Nothing Dies For Film

In my 20 plus years of experience as a producer who has worked on numerous films... I have seen a lot of dangerous situations narrowly averted.



But I have to say that, I am particularly saddened and appalled by the spate of film-related deaths in the past year. From a worker killed by falling debris on a famous director's film in Taiwan, to a cameraman drowning during a well-known actor's film in Hong Kong. The awful events on the Gregg Allman biopic "Midnight Rider" in Georgia to the people killed when two helicopters collided while filming a reality show in Argentina.



I am the Director of Physical Production at the University of Southern California's School of Cinematic Arts. I love this industry and I am committed to it being as safe as possible for all those involved in it. Whether it is by accident, or negligence or pure misfortune, filmmaking carries with it inherent risk. I spend my days doing all I can to ensure the safety of the students and all people surrounding any film made at USC.



Nothing Dies for Film is the title of my latest book. I wrote it because I am proud of our safety record and grateful to the faculty whose diligence has sustained it.



But as recent, tragic events have proven once again, safety is a garden that requires careful constant tending. And the one word that is the seed that enables that plant to grow is "communication."



My mantra is, "you can't ask too many questions, you can only ask too few."



We have the safety record we have because the faculty and, through the faculty our students, have embraced this concept. We routinely employ a document titled the Hazardous Shooting Form.



It is a document filled out by the students that articulates both the shot they hope to achieve and the way they intend to achieve it. It is then shown to their professors who discuss the various aspects with them. Producers discuss the logistics. Directors discuss the visual and the performance hopes. Cinematographers discuss what it will take to get a specific shot.



When everyone is in agreement, they sign the hazardous shooting form and the students bring it to my office.
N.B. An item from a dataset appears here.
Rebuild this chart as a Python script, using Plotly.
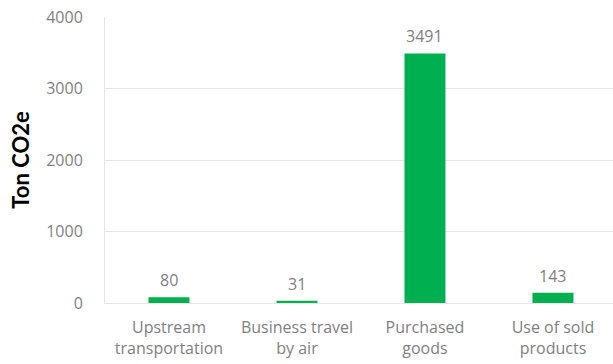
import plotly.graph_objects as go

# Scope 3 emission categories and their totals (ton CO2e)
categories = ["Upstream<br>transportation", "Business travel<br>by air", "Purchased<br>goods", "Use of sold<br>products"]
emissions = [80, 31, 3491, 143]
y_ticks = [0, 1000, 2000, 3000, 4000]

GREEN = "#00b050"
GRID = "#e6e6e6"
TICK_GRAY = "#7f7f7f"
TEXT_FONT = "Open Sans"

fig = go.Figure(
    go.Bar(
        x=categories,
        y=emissions,
        width=0.32,
        marker=dict(color=GREEN, line=dict(width=0)),
        hoverinfo="x+y",
    )
)

# Value labels above each bar
for cat, val in zip(categories, emissions):
    fig.add_annotation(
        x=cat,
        y=val,
        text=str(val),
        showarrow=False,
        yanchor="bottom",
        yshift=4,
        font=dict(family=TEXT_FONT, size=16, color=TICK_GRAY),
    )

fig.update_layout(
    width=613,
    height=364,
    margin=dict(l=105, r=0, t=17, b=61),
    paper_bgcolor="white",
    plot_bgcolor="white",
    showlegend=False,
    xaxis=dict(
        type="category",
        range=[-0.5, 3.469],
        showgrid=False,
        showline=True,
        linecolor=GRID,
        linewidth=1,
        ticks="",
        ticklabelstandoff=10,
        tickfont=dict(family=TEXT_FONT, size=16, color=TICK_GRAY),
    ),
    yaxis=dict(
        range=[0, 4000],
        tickvals=y_ticks,
        ticktext=[str(v) for v in y_ticks],
        showgrid=True,
        gridcolor=GRID,
        gridwidth=1,
        showline=True,
        linecolor=GRID,
        mirror=True,
        zeroline=False,
        ticks="",
        ticklabelstandoff=18,
        tickfont=dict(family=TEXT_FONT, size=16, color=TICK_GRAY),
        title=dict(
            text="<b>Ton CO2e</b>",
            font=dict(family="Lato", size=22, color="black"),
            standoff=10,
        ),
    ),
)

fig.write_html("out.html")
I review it with them to be sure that everything has been discussed and that nothing has changed at the last minute. I then sign it as well.



Can somebody tell me why this basic concept isn't used in the mainstream of the entertainment industry?



I recognize that time is money and that this process takes time. I know that professional filmmaking rumbles across the landscape like a runaway freight train and time is precious. But that seems to be all the more reason some form of the above mentioned hazardous review process should and could be implemented.



When I wrote my book, I naively hoped that every film school, every studio, every professional would rush out and buy it. It is a fairly common belief that bad things only happen to the other guy. There is also, unfortunately, a lingering myth that there is such a thing as "Cinematic Immunity," the mistaken belief that because you are making a movie somehow the real world will stand aside.



It will not.



In an earlier Huffington Post blog titled, "The Snow Globe Effect", I wrote the security and protection of the snow globe are an illusion. Once dropped, the real world will come crashing in.



So once again I say, beg, yell, implore, scream let us vow to be an industry where...



Nothing dies for film.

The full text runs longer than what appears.